Stores

Suit #1, very seriously: And she was totally fixated on Martha. So I said to Martha, who swings both ways, you know, I said: “this girl is in serious need of some fanny,” but the trouble is, she's found god.
Suit #2: The worst coitus interruptus in the world! That Martha's a complete nutjob, though.

Bookstore
Liverpool
England

Plain girl: He's in a band and he lives in New York. What else is there to talk about?

Farmers Market
Los Angeles, California

Mother to three-year-old son: What are you doing? Come here, stop looking at the bras!
Son: (mumbles something unintelligible)
Mother: Yes, I know they're beautiful…but they're not for you!

Target
Delran, New Jersey

Overheard by: Amused Employee

Little boy at ice cream parlor: Uh…can I have um, little gummy bears?
Impatient dad: Oh, that's great. You invented something the store doesn't have.

Westchester, New York

Overheard by: Griffin

20-something to friend: How much next are you?

Wal-Mart
Tuscaloosa, Alabama

Female shopper, surveying bathing suits: The crotch in this looks a little, uh…narrow. Tiny, actually. I feel like it doesn't provide full coverage.
Sales girl: I know. It's sort of the style now, though.
Female shopper: What do you mean, “style”? My labia showing?
Other shopper, walking up: Yeah, I agree. I don't want my vagina suddenly falling out at the beach.
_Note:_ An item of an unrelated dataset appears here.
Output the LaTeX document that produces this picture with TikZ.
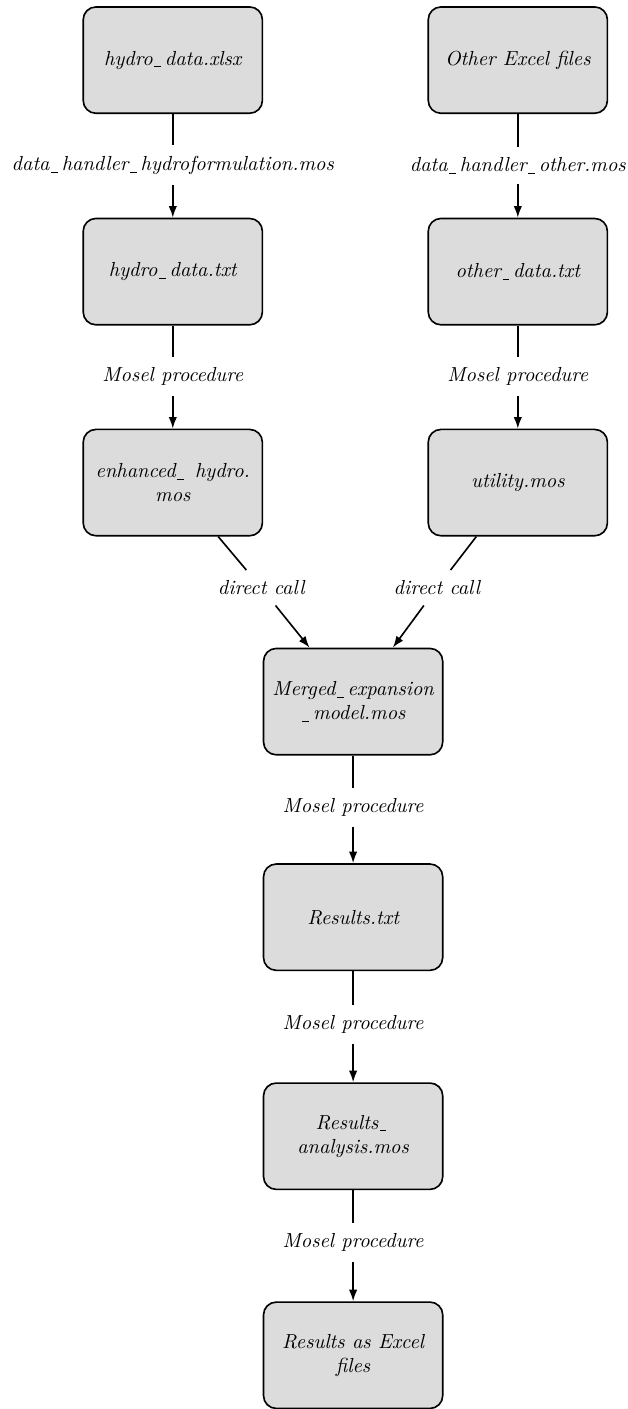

American Apparel, Capitol Hill
Seattle, Washington

Overheard by: Celessa

Cashier to woman buying lots of sex toys and lingerie two days after Valentine's Day: Sweetie, you're a little late for Valentine's Day.
Woman: No matter. It's always a good time to freshen up the prop closet.

Touch of Romance
Los Angeles, California

Overheard by: awesome

Customer to cashier with lip rings: Okay, two questions. One, did that hurt?
Cashier: Um, not as much as I thought it would.
Customer: Second question, why did you do that?!
Cashier, speechless: Uhm…honestly…
Friend of customer: Ah, hell man, because she likes it. Shit!

Music Store
Denver, Colorado

Overheard by: I've got metal in my face too…

Woman on iPhone: Well, he was doing squats, so I didn't think it was inappropriate to stare at his ass.

Trader Joe's
Campbell, California

Girl to friend wearing a short skirt: Ooooooh girl, if you bend over I could see all your discharge!